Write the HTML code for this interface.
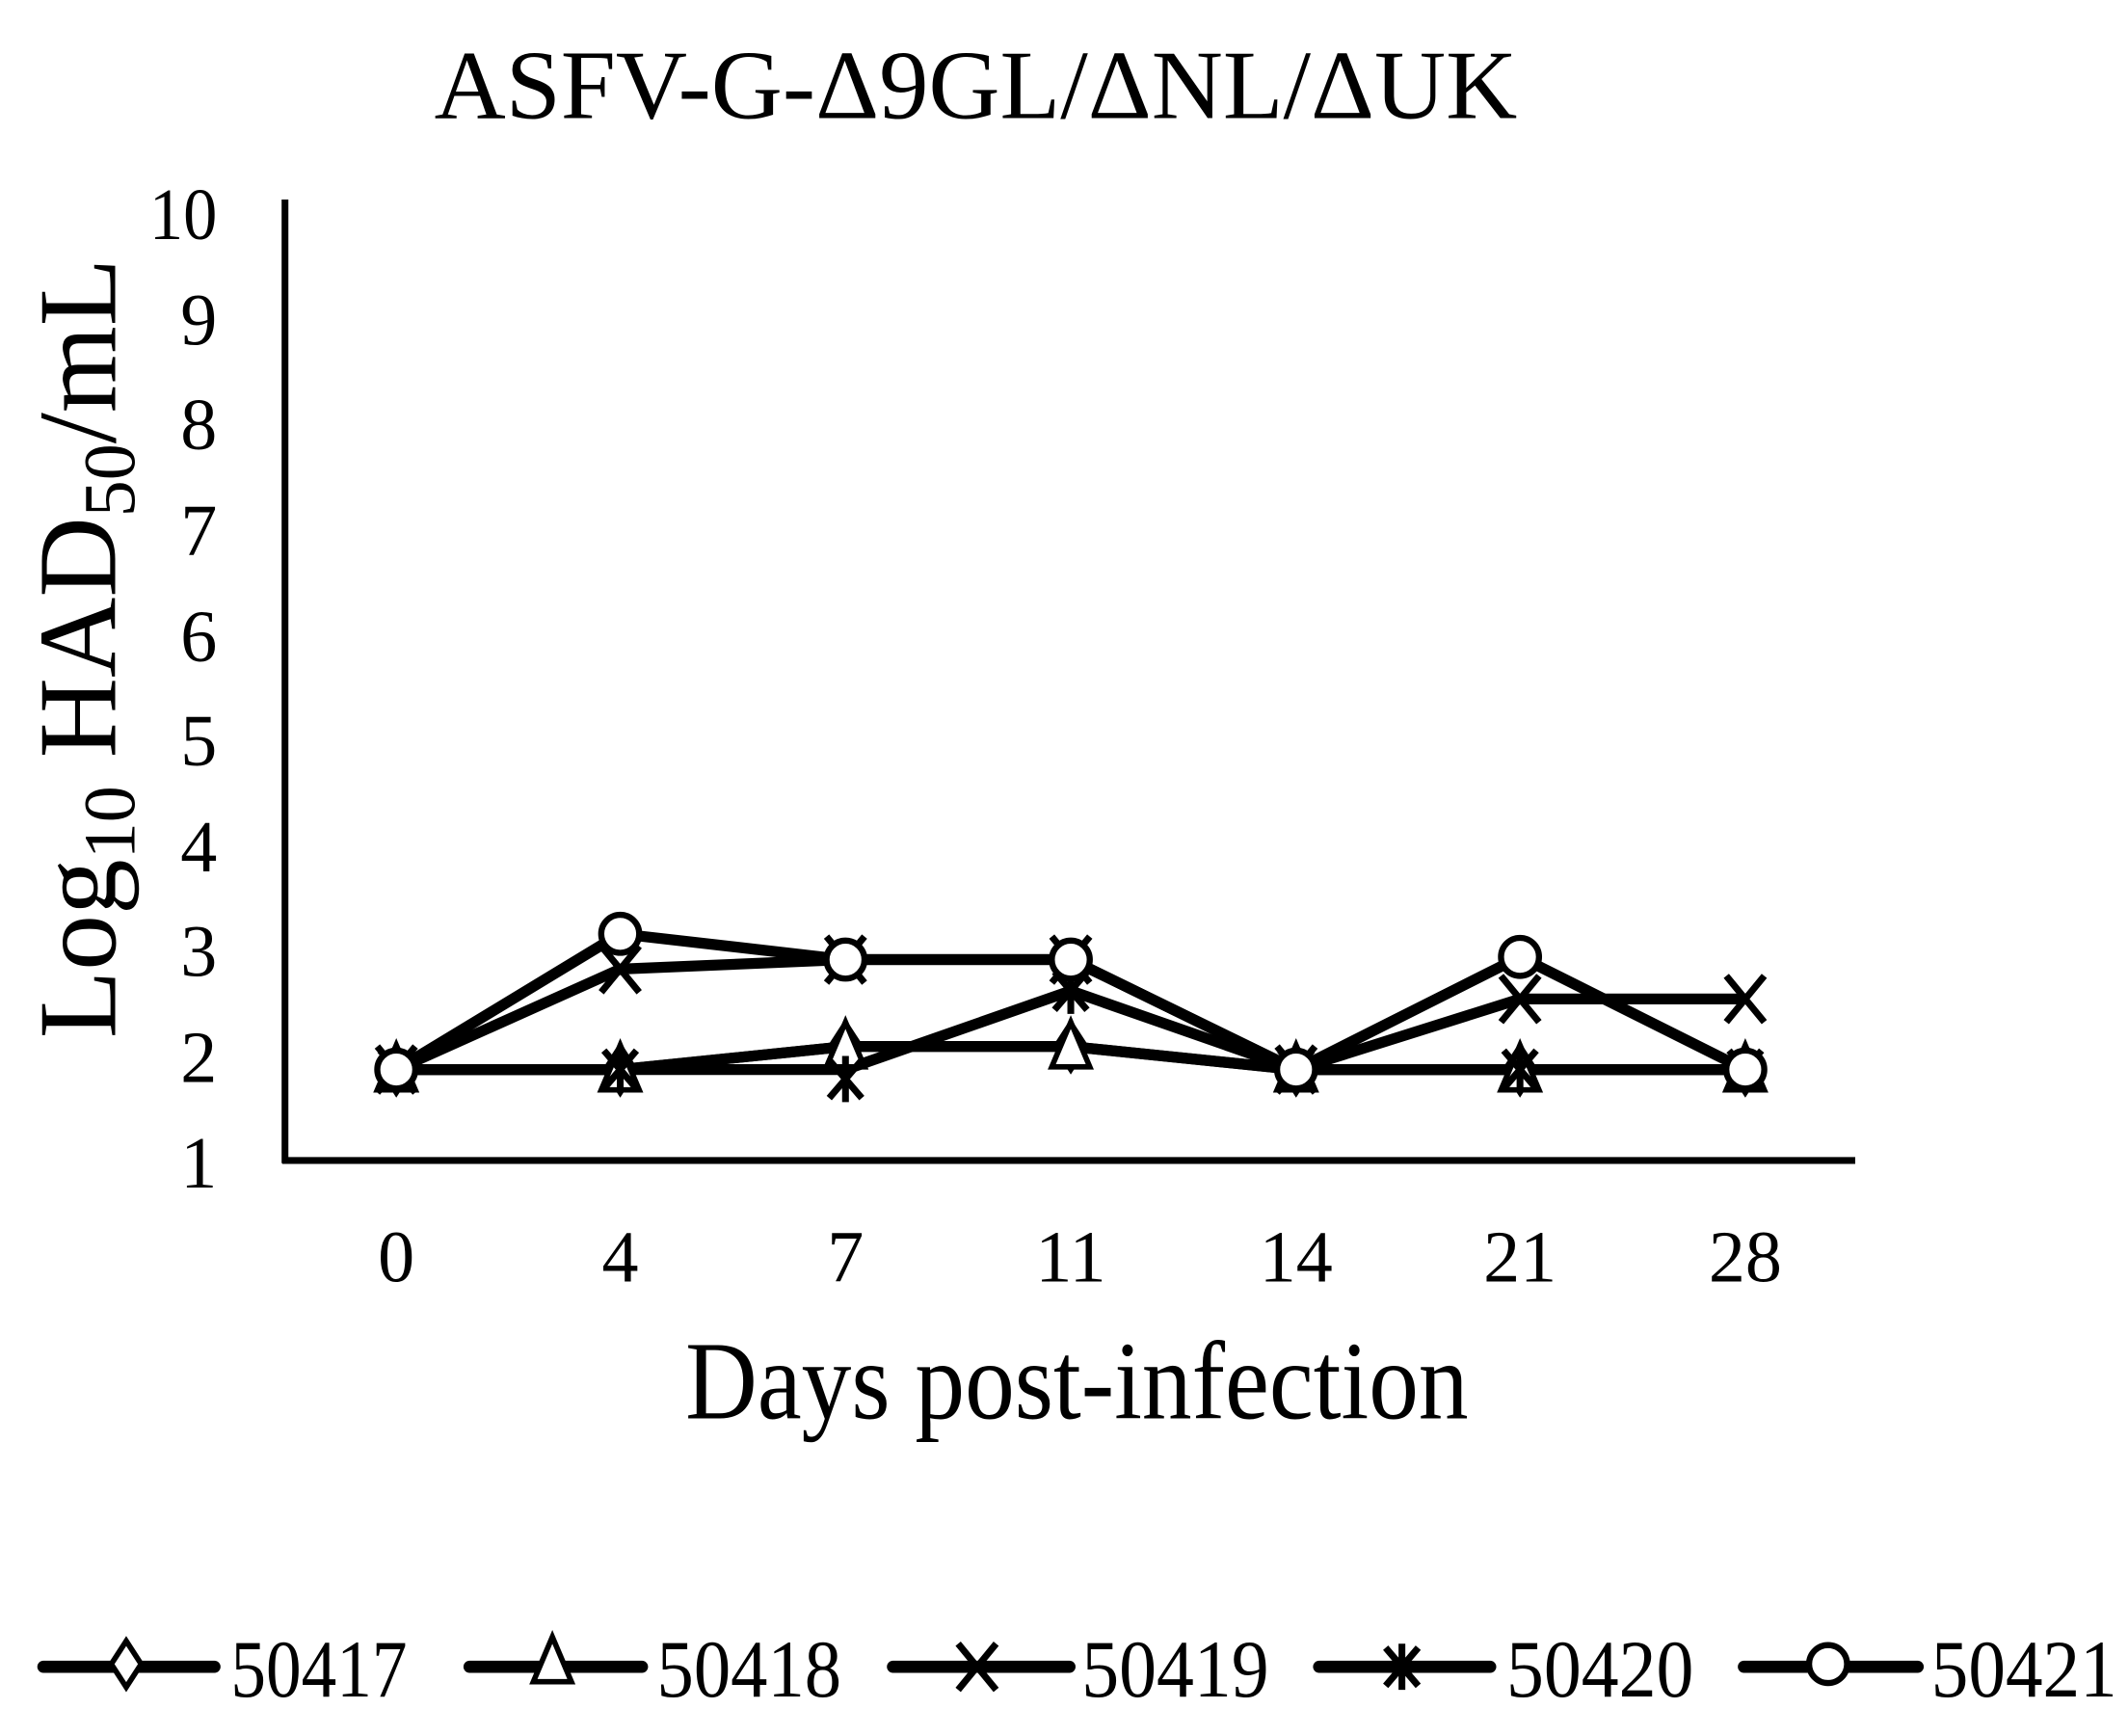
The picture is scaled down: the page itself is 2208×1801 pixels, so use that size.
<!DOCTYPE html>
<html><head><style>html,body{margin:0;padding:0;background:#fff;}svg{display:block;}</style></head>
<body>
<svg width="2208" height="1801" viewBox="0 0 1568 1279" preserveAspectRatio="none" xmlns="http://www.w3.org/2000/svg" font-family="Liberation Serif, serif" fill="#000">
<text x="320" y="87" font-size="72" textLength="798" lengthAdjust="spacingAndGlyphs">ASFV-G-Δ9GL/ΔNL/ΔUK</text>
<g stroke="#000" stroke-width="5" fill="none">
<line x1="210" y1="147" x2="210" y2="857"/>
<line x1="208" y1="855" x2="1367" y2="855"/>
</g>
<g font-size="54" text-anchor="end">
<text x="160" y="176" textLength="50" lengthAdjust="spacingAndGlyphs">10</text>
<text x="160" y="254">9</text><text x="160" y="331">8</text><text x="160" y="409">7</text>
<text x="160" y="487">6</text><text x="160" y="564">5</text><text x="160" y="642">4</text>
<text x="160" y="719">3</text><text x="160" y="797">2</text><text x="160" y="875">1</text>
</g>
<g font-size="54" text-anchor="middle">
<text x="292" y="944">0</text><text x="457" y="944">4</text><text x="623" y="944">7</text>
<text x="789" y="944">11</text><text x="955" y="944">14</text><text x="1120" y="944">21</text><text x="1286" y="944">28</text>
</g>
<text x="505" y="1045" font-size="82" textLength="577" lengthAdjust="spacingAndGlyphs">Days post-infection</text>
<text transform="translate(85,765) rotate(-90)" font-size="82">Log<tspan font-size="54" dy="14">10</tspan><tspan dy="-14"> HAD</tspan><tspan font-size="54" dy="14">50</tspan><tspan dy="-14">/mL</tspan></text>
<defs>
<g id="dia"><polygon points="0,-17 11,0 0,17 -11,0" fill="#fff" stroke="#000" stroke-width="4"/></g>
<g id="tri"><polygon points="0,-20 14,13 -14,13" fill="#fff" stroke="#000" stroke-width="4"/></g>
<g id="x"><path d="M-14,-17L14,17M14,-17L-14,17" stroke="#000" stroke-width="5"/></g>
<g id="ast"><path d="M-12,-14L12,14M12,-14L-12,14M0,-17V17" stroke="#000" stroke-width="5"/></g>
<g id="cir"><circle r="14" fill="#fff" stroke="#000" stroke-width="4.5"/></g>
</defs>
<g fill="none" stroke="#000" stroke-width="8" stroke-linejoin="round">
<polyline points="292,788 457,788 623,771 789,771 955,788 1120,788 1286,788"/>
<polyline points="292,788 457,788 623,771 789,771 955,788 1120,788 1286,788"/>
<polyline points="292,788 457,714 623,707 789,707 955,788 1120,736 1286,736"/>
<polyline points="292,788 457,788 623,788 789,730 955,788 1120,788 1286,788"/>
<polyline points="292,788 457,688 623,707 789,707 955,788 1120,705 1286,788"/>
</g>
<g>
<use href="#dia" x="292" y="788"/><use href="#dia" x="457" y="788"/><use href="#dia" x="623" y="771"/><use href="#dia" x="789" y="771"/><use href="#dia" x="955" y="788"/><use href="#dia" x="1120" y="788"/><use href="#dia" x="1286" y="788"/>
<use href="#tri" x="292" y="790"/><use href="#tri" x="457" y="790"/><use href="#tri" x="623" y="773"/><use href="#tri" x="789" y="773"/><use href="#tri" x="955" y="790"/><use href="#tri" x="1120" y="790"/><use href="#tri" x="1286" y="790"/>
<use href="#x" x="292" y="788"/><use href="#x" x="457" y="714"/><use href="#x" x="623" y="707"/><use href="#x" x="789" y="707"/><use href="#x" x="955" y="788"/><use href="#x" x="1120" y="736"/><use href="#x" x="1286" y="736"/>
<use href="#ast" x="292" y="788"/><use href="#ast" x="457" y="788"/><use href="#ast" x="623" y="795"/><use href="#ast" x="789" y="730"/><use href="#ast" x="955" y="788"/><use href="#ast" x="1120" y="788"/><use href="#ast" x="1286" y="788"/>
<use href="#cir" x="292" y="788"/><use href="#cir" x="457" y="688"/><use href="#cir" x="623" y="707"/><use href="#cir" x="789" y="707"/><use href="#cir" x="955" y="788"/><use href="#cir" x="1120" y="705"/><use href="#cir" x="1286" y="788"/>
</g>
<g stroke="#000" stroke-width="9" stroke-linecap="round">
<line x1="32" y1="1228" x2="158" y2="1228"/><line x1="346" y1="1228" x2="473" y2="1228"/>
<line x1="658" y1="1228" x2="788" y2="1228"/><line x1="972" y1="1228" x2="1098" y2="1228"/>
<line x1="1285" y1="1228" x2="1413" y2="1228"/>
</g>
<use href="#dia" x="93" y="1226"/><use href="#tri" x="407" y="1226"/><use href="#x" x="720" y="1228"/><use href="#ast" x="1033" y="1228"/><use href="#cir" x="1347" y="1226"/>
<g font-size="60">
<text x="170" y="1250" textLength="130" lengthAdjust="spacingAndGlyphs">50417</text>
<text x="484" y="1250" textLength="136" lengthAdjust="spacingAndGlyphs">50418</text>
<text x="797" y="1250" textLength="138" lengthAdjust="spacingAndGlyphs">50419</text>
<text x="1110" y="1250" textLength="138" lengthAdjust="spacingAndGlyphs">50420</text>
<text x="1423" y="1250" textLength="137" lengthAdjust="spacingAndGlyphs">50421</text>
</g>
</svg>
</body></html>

******************************

What is the number of lines holding the word "size"? State it alone.

▶ _Task result_: 7